By juxtaposing the two "voices" so closely, though, Kaminer (still the dominant voice) shows how clumsy the second voice sounds compared to the first. Kaminer trivializes the second voice. However, Kaminer's voice also soon re-emerges to partly mitigate its earlier trivialization of the feminist voice by adding, in the fourth sentence of this same paragraph: "Still, I'm grateful that common usage no longer completely ignores the existence of women with words like mankind" [emphasis original] (Kaminer).

The implication is that Kaminer actually supports feminist speech, so long as it does not sound awkward or clumsy.
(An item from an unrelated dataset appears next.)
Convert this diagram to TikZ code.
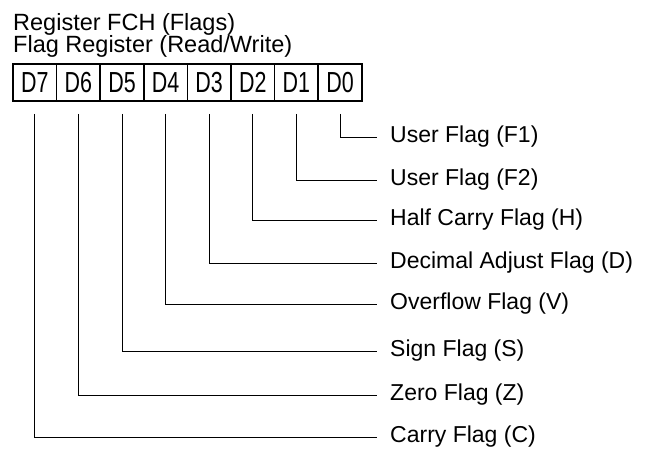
\documentclass[tikz,border=0pt]{standalone}
\usepackage{fontspec}
\setmainfont{Liberation Sans}
\newfontfamily\narrowfont[FakeStretch=0.74]{Liberation Sans}
\tikzset{
  bitbox/.style={draw=black, line width=1.7pt, minimum width=43.6pt, minimum height=37pt, inner sep=0pt, font=\narrowfont\fontsize{29}{29}\selectfont},
  flaglabel/.style={anchor=west, inner xsep=13pt, inner ysep=0pt, font=\fontsize{23}{24}\selectfont},
  heading/.style={anchor=base west, inner sep=0pt, font=\fontsize{23.5}{24}\selectfont},
  lead/.style={line width=0.9pt, black}
}

\begin{document}
\begin{tikzpicture}[x=1pt, y=-1pt]
  \useasboundingbox (0,0) rectangle (647,456);
  \node[heading] (reg) at (13,30.5) {Register FCH (Flags)};
  \node[heading] (rw) at (13,52) {Flag Register (Read/Write)};
  % the eight bits, D7 on the left
  \foreach \i in {0,...,7}
    \node[bitbox] (d\i) at ({13+43.6*(7-\i)+21.8}, 82.5) {D\i};
  % one lead per flag
  \foreach \i/\y/\txt in {0/137/User Flag (F1), 1/180/User Flag (F2), 2/220/Half Carry Flag (H),
      3/263/Decimal Adjust Flag (D), 4/304/Overflow Flag (V), 5/351/Sign Flag (S),
      6/395/Zero Flag (Z), 7/437/Carry Flag (C)} {
    \node[flaglabel] (f\i) at (377,\y) {\txt};
    \draw[lead] ([yshift=-12pt]d\i.south) |- (f\i.west);
  }
\end{tikzpicture}
\end{document}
However, the author next criticizes (and parodies) the voices of "feminist language police" who use words like "woman" or "women" as adjectives (Kaminer, "Let's Talk about Gender, Baby," paragraph two). For example, adjective phrases like "woman doctor" or "women doctors" should not be used, Kaminer argues (in her voice) unless gender-equivalent phrases like "man doctor" and "men doctors" are also used.
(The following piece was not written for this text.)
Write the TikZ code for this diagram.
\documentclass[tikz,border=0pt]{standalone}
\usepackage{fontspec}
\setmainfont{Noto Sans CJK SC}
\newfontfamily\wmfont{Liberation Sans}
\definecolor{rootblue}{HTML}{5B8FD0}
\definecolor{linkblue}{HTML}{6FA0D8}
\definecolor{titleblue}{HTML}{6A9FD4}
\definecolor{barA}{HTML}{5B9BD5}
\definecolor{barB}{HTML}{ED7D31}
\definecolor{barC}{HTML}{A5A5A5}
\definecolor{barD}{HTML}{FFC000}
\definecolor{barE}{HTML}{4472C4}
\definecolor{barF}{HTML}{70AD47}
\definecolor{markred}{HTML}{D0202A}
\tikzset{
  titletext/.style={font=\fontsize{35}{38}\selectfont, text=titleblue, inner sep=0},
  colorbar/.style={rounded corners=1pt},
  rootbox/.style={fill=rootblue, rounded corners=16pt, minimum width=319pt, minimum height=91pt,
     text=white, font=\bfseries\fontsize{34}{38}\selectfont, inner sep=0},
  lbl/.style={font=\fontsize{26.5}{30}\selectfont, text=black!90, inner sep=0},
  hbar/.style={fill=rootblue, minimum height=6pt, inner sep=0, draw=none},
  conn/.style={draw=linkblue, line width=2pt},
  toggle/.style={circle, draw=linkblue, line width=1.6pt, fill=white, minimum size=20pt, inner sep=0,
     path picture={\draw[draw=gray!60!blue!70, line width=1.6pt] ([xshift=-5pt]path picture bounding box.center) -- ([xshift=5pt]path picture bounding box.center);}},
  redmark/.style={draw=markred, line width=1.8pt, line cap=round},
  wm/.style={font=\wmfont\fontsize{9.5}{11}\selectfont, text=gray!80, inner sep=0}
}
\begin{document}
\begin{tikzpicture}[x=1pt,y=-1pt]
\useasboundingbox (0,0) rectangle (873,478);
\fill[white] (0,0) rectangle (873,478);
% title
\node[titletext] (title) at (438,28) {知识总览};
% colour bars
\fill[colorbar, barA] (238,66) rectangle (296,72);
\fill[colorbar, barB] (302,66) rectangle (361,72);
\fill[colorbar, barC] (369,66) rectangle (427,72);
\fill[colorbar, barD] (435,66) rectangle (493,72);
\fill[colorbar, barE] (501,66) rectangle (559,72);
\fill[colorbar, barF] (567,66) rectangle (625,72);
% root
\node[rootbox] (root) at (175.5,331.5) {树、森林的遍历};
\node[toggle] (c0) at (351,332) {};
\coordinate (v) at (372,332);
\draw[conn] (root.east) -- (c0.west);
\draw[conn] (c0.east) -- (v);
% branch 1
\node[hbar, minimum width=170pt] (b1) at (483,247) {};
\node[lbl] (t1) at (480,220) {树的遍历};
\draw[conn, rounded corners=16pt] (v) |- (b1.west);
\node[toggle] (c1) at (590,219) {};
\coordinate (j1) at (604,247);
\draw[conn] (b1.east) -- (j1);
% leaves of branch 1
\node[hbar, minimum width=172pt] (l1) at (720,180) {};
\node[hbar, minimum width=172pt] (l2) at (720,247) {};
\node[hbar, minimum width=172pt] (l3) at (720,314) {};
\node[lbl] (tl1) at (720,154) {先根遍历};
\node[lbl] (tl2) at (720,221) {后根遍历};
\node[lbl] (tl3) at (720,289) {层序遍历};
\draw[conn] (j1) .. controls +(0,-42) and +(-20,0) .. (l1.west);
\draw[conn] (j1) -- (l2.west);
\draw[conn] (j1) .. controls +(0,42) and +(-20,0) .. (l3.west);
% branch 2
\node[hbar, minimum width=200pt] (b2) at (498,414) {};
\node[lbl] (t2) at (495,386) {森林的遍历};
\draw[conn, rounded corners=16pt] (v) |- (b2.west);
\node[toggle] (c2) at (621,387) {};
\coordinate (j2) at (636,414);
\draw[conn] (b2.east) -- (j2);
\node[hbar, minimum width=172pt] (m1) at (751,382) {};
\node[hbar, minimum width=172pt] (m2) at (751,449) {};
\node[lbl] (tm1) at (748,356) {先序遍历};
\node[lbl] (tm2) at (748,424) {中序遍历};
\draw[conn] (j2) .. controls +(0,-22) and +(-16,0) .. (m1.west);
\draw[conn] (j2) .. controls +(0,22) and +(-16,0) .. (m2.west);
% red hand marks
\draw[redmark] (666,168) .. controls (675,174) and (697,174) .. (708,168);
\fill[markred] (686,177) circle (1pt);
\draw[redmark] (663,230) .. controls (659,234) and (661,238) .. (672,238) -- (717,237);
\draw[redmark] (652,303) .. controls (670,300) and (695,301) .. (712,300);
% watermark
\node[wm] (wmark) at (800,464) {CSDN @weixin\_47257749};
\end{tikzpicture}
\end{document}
Another alternative voice is that of a [presumably male] partner in the accounting firm Price Waterhouse, who, in the 1989 case Price Waterhouse v. Hopkins heard by the U.S. Supreme Court, allegedly told a female employee denied promotion to 'walk more femininely, talk more femininely, dress more femininely, wear make-up, have her hair styled, and wear jewelry' (Kaminer, "Let's Talk about Gender, Baby," paragraph five).
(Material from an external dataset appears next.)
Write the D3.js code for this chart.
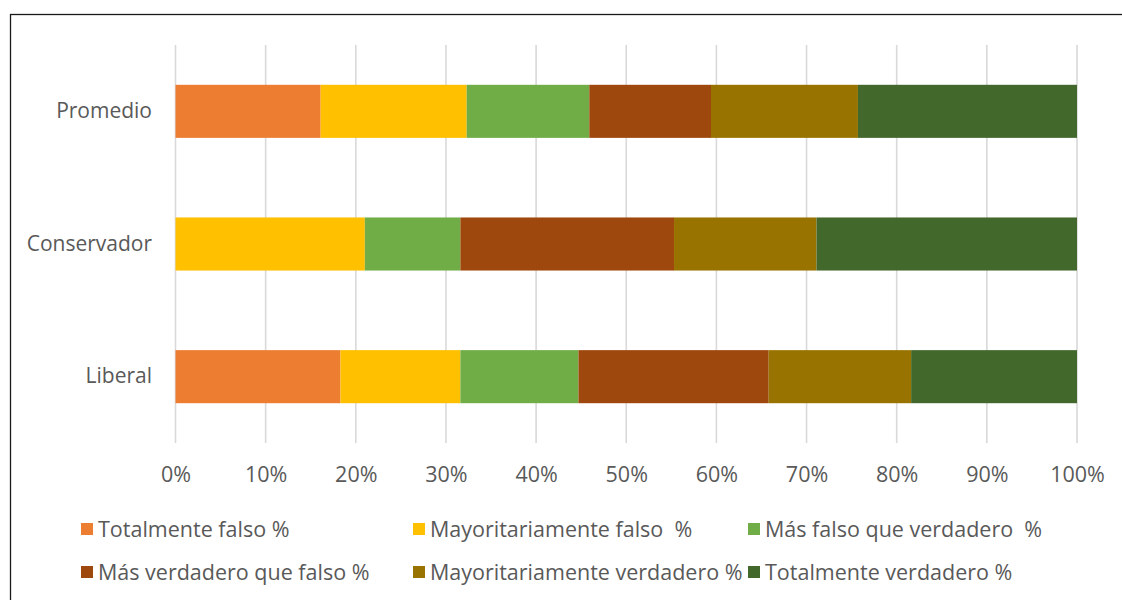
<!DOCTYPE html>
<html>
<head>
<meta charset="utf-8">
<script src="https://cdn.jsdelivr.net/npm/d3@7"></script>
<style>
  body { margin: 0; background: #fff; }
  text { font-family: "Open Sans", sans-serif; fill: #595959; }
</style>
</head>
<body>
<svg id="chart" width="1122" height="600"></svg>
<script>
var categories = ["Promedio", "Conservador", "Liberal"];
var series = [
  "Totalmente falso %",
  "Mayoritariamente falso  %",
  "Más falso que verdadero  %",
  "Más verdadero que falso %",
  "Mayoritariamente verdadero %",
  "Totalmente verdadero %"
];
var colors = ["#ED7D31", "#FFC000", "#70AD47", "#9E480E", "#997300", "#43682B"];

// one array per category, in the order of the series
var promedio    = [16.1, 16.2, 13.6, 13.5, 16.3, 24.3];
var conservador = [0.0, 21.0, 10.6, 23.7, 15.8, 28.9];
var liberal     = [18.3, 13.3, 13.1, 21.1, 15.8, 18.4];

var xTicks = [0, 10, 20, 30, 40, 50, 60, 70, 80, 90, 100];

var svg = d3.select("#chart");

// outer frame
svg.append("rect")
  .attr("x", 10.5).attr("y", 14.5)
  .attr("width", 1130).attr("height", 600)
  .attr("fill", "none").attr("stroke", "#1a1a1a").attr("stroke-width", 1.3);

var margin = {left: 175.5, right: 45, top: 45, bottom: 157};
var width = 1122 - margin.left - margin.right,
    height = 600 - margin.top - margin.bottom;

var g = svg.append("g").attr("transform", "translate(" + margin.left + "," + margin.top + ")");

var x = d3.scaleLinear().domain([0, 100]).range([0, width]);
var y = d3.scaleBand().domain(categories).range([0, height]).paddingInner(0.6).paddingOuter(0.3);

// gridlines
g.append("g").selectAll("line")
  .data(xTicks).enter().append("line")
  .attr("x1", function(d){ return x(d); })
  .attr("x2", function(d){ return x(d); })
  .attr("y1", 0).attr("y2", height)
  .attr("stroke", "#D9D9D9").attr("stroke-width", 1.6);

var rows = categories.map(function(c, i){
  var vals = [promedio, conservador, liberal][i];
  var row = {cat: c};
  series.forEach(function(s, j){ row[s] = vals[j]; });
  return row;
});

var stacked = d3.stack().keys(series)(rows);

g.append("g").selectAll("g")
  .data(stacked).enter().append("g")
  .attr("fill", function(d, i){ return colors[i]; })
  .selectAll("rect")
  .data(function(d){ return d; })
  .enter().append("rect")
  .attr("x", function(d){ return x(d[0]); })
  .attr("width", function(d){ return x(d[1]) - x(d[0]); })
  .attr("y", function(d){ return y(d.data.cat); })
  .attr("height", y.bandwidth());

// x axis labels
var xAxis = g.append("g")
  .attr("transform", "translate(0," + height + ")")
  .call(d3.axisBottom(x).tickValues(xTicks).tickSize(0).tickPadding(24)
    .tickFormat(function(d){ return d + "%"; }));
xAxis.select(".domain").remove();
xAxis.selectAll("text").attr("font-size", 21.5).attr("fill", "#595959")
  .style("font-family", "'Open Sans', sans-serif");

// y axis labels
var yAxis = g.append("g")
  .call(d3.axisLeft(y).tickSize(0).tickPadding(23.5));
yAxis.select(".domain").remove();
yAxis.selectAll("text").attr("font-size", 21).attr("fill", "#595959")
  .style("font-family", "'Open Sans', sans-serif");

// legend
var legendX = [81, 413, 748];
var legendY = [523, 566];
var legend = svg.append("g").selectAll("g")
  .data(series).enter().append("g")
  .attr("transform", function(d, i){
    return "translate(" + legendX[i % 3] + "," + legendY[Math.floor(i / 3)] + ")";
  });
legend.append("rect")
  .attr("x", 0).attr("y", 0).attr("width", 12).attr("height", 12)
  .attr("fill", function(d, i){ return colors[i]; });
legend.append("text")
  .attr("x", 17).attr("y", 13.5)
  .attr("font-size", 21.5)
  .style("white-space", "pre")
  .attr("xml:space", "preserve")
  .text(function(d){ return d; });
</script>
</body>
</html>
Kaminer, in her own voice, mentions, too, in that paragraph, that in its verdict, the Supreme Court "managed, barely, to outlaw discrimination based on gender," implicitly noting that the sexist Price Waterhouse "voice" (as represented by that partner) was drowned out by the more objective "voice" of the Supreme Court. (Within this context, though, Kaminer also presents the sexist Price Waterhouse partner's "voice" as the whole firm's "voice," which may or may not have been true.

Similarly, in this same case, the Supreme Court "spoke" its verdict in one "voice" (although there was considerable dissent, since, according to Kaminer, the Court "just barely" "managed" the verdict).

Also, in Kaminer's view (voice) the Price Waterhouse complainant suffered sex discrimination (i.e., a generalized hostility toward women, but directed in this instance at herself), while, on the other hand, Joseph Oncale, "a former oil rig worker who claimed to have been subjected to highly sexualized, physical assaults and threatened with rape by his male colleagues" (paragraph five) instead suffered gender discrimination, not sex discrimination. Oracle was a slight man, harassed by other men at work due to his non- masculine look.

Still, no discrimination occurred in that case against men in general (as it did in the Price Waterhouse case). Within paragraph five, Kaminer juxtaposes her own (dominant) voice against the voices of (1) the Supreme Court; (2) a Price Waterhouse partner; (3) Joseph Oncale, and (4) the Supreme Court again, to make the overall point (in her voice) at the end of paragraph five, that, based on these two examples (provided in voices besides hers) the words "sex" and "gender" should not be used interchangeably.

In this paragraph and others (for example, paragraph two) Kaminer uses various voices besides her own to provide examples of instances and/or contradictions within human speech that help to support an overall point she seeks to make. This pattern of the way.